I want to make a custom light for night hunting but I'm having a hard time finding a red LED to use. The brightest one i've seen is the rebel from luxeon that is around 100 lumen I would like something 3x's that if possible...


----------



## LEDAdd1ct (Mar 18, 2011)

Hi, Paul, and welcome! There are a few other threads asking this same question. I'll see if I can pull a few for you to look at...

This light is quite cheap, and the light is already made. You could buy it, take a chance, and mod it with a different driver (or ask someone to) if it doesn't suit your needs. I don't know how bright it is, exactly. If you are not absolutely set on red, you can find a red-orange LED that may be brighter. According to this there is a red Cree XP-E, and it is good up to one amp. 

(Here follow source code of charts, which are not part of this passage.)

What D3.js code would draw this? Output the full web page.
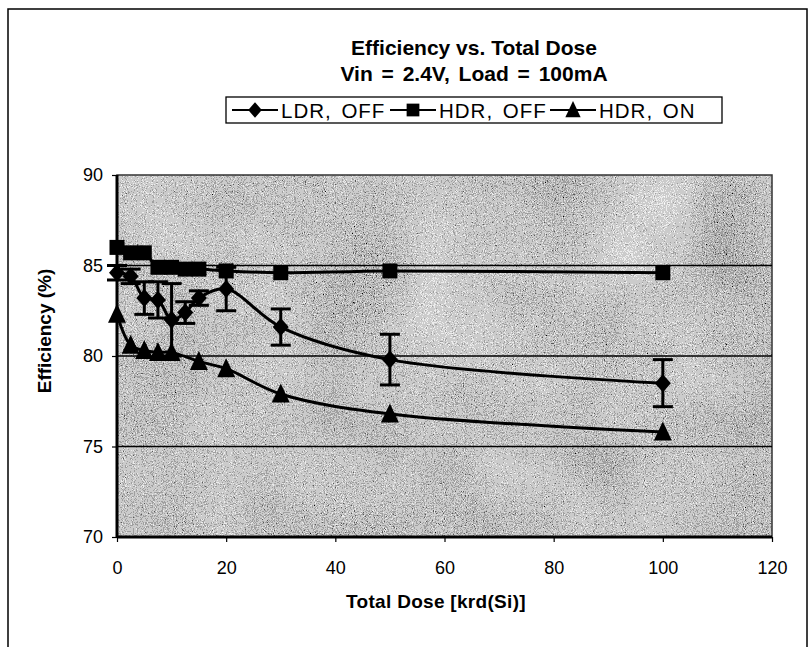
<!DOCTYPE html>
<html>
<head>
<meta charset="utf-8">
<script src="https://cdn.jsdelivr.net/npm/d3@7"></script>
<style>
  html, body { margin: 0; padding: 0; background: #ffffff; }
  svg { display: block; font-family: "Liberation Sans", Arial, sans-serif; }
</style>
</head>
<body>
<svg id="chart" width="811" height="647"></svg>
<script>
// ---------------- data ----------------
const ldrDose   = [0, 2.5, 5, 7.5, 10, 12.5, 15, 20, 30, 50, 100];
const ldrEff    = [84.6, 84.4, 83.2, 83.1, 82.0, 82.4, 83.2, 83.7, 81.6, 79.8, 78.5];
const ldrErr    = [0.4, 0.4, 0.9, 1.0, 2.0, 0.6, 0.4, 1.2, 1.0, 1.4, 1.3];

const hdrOffDose = [0, 2.5, 5, 7.5, 10, 12.5, 15, 20, 30, 50, 100];
const hdrOffEff  = [86.0, 85.7, 85.7, 84.9, 84.9, 84.8, 84.8, 84.7, 84.6, 84.7, 84.6];

const hdrOnDose = [0, 2.5, 5, 7.5, 10, 15, 20, 30, 50, 100];
const hdrOnEff  = [82.3, 80.6, 80.3, 80.2, 80.2, 79.7, 79.3, 77.9, 76.8, 75.8];

const xTicks = [0, 20, 40, 60, 80, 100, 120];
const yTicks = [70, 75, 80, 85, 90];
const gridValues = [75, 80, 85];

const titleLines = ["Efficiency vs. Total Dose", "Vin = 2.4V, Load = 100mA"];
const xTitle = "Total Dose [krd(Si)]";
const yTitle = "Efficiency (%)";
const legendNames = ["LDR, OFF", "HDR, OFF", "HDR, ON"];
const legendShapes = ["diamond", "square", "triangle"];

// ---------------- layout ----------------
const svg = d3.select("#chart");
const plot = { left: 117, right: 772, top: 175, bottom: 537 };

const x = d3.scaleLinear().domain([0, 120]).range([plot.left, plot.right]);
const y = d3.scaleLinear().domain([70, 90]).range([plot.bottom, plot.top]);

// outer chart border
svg.append("rect")
  .attr("x", 8).attr("y", 9).attr("width", 799).attr("height", 660)
  .attr("fill", "none").attr("stroke", "#000").attr("stroke-width", 1.5);

// texture filter for plot background
const defs = svg.append("defs");
const f = defs.append("filter").attr("id", "grain")
  .attr("x", 0).attr("y", 0).attr("width", 1).attr("height", 1)
  .attr("filterUnits", "objectBoundingBox");
f.append("feTurbulence").attr("type", "fractalNoise")
  .attr("baseFrequency", "0.9").attr("numOctaves", 2).attr("seed", 7).attr("result", "fine");
f.append("feTurbulence").attr("type", "fractalNoise")
  .attr("baseFrequency", "0.01").attr("numOctaves", 2).attr("seed", 3).attr("result", "coarse");
f.append("feComposite").attr("in", "fine").attr("in2", "coarse")
  .attr("operator", "arithmetic").attr("k1", 0).attr("k2", 0.9).attr("k3", 0.25).attr("k4", -0.08)
  .attr("result", "mix");
f.append("feColorMatrix").attr("in", "mix").attr("type", "matrix")
  .attr("values", "0.33 0.33 0.33 0 0  0.33 0.33 0.33 0 0  0.33 0.33 0.33 0 0  0 0 0 0 1");
const ct = f.append("feComponentTransfer");
["feFuncR", "feFuncG", "feFuncB"].forEach(n =>
  ct.append(n).attr("type", "discrete").attr("tableValues", "0 0.1 0.35 0.6 0.85 1 1 1"));

svg.append("rect")
  .attr("x", plot.left).attr("y", plot.top)
  .attr("width", plot.right - plot.left).attr("height", plot.bottom - plot.top)
  .attr("fill", "#c0c0c0")
  .attr("filter", "url(#grain)");

// plot border (top/right thin)
svg.append("rect")
  .attr("x", plot.left).attr("y", plot.top)
  .attr("width", plot.right - plot.left).attr("height", plot.bottom - plot.top)
  .attr("fill", "none").attr("stroke", "#333").attr("stroke-width", 1.5);

// gridlines
svg.append("g").selectAll("line").data(gridValues).join("line")
  .attr("x1", plot.left).attr("x2", plot.right)
  .attr("y1", d => y(d)).attr("y2", d => y(d))
  .attr("stroke", "#000").attr("stroke-width", 1.6);

// axes
const yAxis = svg.append("g").attr("transform", `translate(${plot.left},0)`)
  .call(d3.axisLeft(y).tickValues(yTicks).tickSize(5).tickPadding(9).tickFormat(d3.format("d")));
const xAxis = svg.append("g").attr("transform", `translate(0,${plot.bottom})`)
  .call(d3.axisBottom(x).tickValues(xTicks).tickSize(5).tickPadding(19).tickFormat(d3.format("d")));
[yAxis, xAxis].forEach(g => {
  g.select(".domain").attr("stroke", "#000").attr("stroke-width", 3);
  g.selectAll(".tick line").attr("stroke", "#000").attr("stroke-width", 1.2);
  g.selectAll(".tick text").attr("fill", "#000")
    .style("font-size", "18px").style("font-family", '"Liberation Sans", Arial, sans-serif');
});
xAxis.select(".domain").attr("d", `M${plot.left},0H${plot.right}`);
yAxis.select(".domain").attr("d", `M0,${plot.top}V${plot.bottom}`);

// axis titles
svg.append("text").attr("x", 436).attr("y", 608)
  .attr("text-anchor", "middle").attr("font-weight", "bold").attr("font-size", 19)
  .attr("letter-spacing", 0.3)
  .text(xTitle);
svg.append("text").attr("transform", `translate(51,331) rotate(-90)`)
  .attr("text-anchor", "middle").attr("font-weight", "bold").attr("font-size", 19)
  .text(yTitle);

// title
svg.append("g").selectAll("text").data(titleLines).join("text")
  .attr("x", 474).attr("y", (d, i) => 55 + i * 26)
  .attr("text-anchor", "middle").attr("font-weight", "bold").attr("font-size", 21)
  .attr("word-spacing", (d, i) => i === 1 ? 3 : 0)
  .text(d => d);

// ---------------- series ----------------
const line = d3.line().x(d => x(d[0])).y(d => y(d[1])).curve(d3.curveCatmullRom.alpha(0.5));

function shapePath(type) {
  if (type === "diamond") return "M0,-9L8,0L0,9L-8,0Z";
  if (type === "square") return "M-7.5,-7.5H7.5V7.5H-7.5Z";
  return "M0,-10.5L9,8.5H-9Z";
}

const seriesList = [
  { dose: ldrDose, eff: ldrEff, shape: "diamond" },
  { dose: hdrOffDose, eff: hdrOffEff, shape: "square" },
  { dose: hdrOnDose, eff: hdrOnEff, shape: "triangle" }
];

// lines
seriesList.forEach(s => {
  const pts = s.dose.map((d, i) => [d, s.eff[i]]);
  svg.append("path").datum(pts).attr("d", line)
    .attr("fill", "none").attr("stroke", "#000").attr("stroke-width", 3);
});

// error bars for LDR
const eb = svg.append("g").attr("stroke", "#000").attr("stroke-width", 3);
ldrDose.forEach((d, i) => {
  const cx = x(d), yt = y(ldrEff[i] + ldrErr[i]), yb = y(ldrEff[i] - ldrErr[i]);
  eb.append("line").attr("x1", cx).attr("x2", cx).attr("y1", yt).attr("y2", yb);
  eb.append("line").attr("x1", cx - 10).attr("x2", cx + 10).attr("y1", yt).attr("y2", yt);
  eb.append("line").attr("x1", cx - 10).attr("x2", cx + 10).attr("y1", yb).attr("y2", yb);
});

// markers
seriesList.forEach(s => {
  svg.append("g").selectAll("path").data(s.dose.map((d, i) => [d, s.eff[i]])).join("path")
    .attr("d", shapePath(s.shape))
    .attr("transform", d => `translate(${x(d[0])},${y(d[1])})`)
    .attr("fill", "#000");
});

// ---------------- legend ----------------
const leg = svg.append("g");
const legBox = { x: 226, y: 97, w: 496, h: 26 };
leg.append("rect").attr("x", legBox.x).attr("y", legBox.y)
  .attr("width", legBox.w).attr("height", legBox.h)
  .attr("fill", "#fff").attr("stroke", "#000").attr("stroke-width", 1.3);
const legItemX = [232, 390, 550];
legendNames.forEach((name, i) => {
  const gx = legItemX[i], gy = legBox.y + legBox.h / 2;
  leg.append("line").attr("x1", gx).attr("x2", gx + 46).attr("y1", gy).attr("y2", gy)
    .attr("stroke", "#000").attr("stroke-width", 1.8);
  leg.append("path").attr("d", shapePath(legendShapes[i]))
    .attr("transform", `translate(${gx + 23},${gy}) scale(0.85)`).attr("fill", "#000");
  leg.append("text").attr("x", gx + 49).attr("y", gy + 7.5)
    .attr("font-size", 20.5).attr("letter-spacing", 1).attr("word-spacing", 3).text(name);
});
</script>
</body>
</html>
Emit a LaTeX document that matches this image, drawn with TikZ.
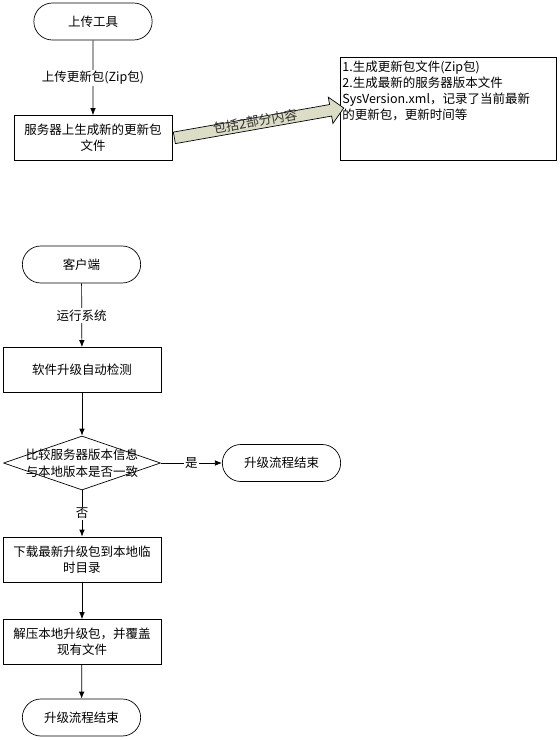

If you scroll to the bottom, this page lists some SST-90 red LEDs, which will meet your criteria of being insanely bright, but will also blind everything it hits. Unfortunately, it also says no stock, but maybe you can use the part number to source one from somewhere else.

Good luck!


----------



## srfreddy (Mar 18, 2011)

How about an SST-90, at 3.1 amps?


----------



## VegasF6 (Apr 4, 2011)

Or the Phlatlight PT-54 at 8.1 amps.


----------



## tfilandm (Apr 8, 2011)

Or you could use three Rebels, ( or three Cree XP-Es)


----------



## shao.fu.tzer (Apr 18, 2011)

Osram makes a nice red LED that seems well suited for your purpose - http://catalog.osram-os.com/catalogue/catalogue.do?favOid=000000060003f64401a80023&act=showBookmark


LR CPDP

OSLON SSL 150, red (620 - 632 nm)

132 lumens @ 1A with a 150 degree viewing angle...


----------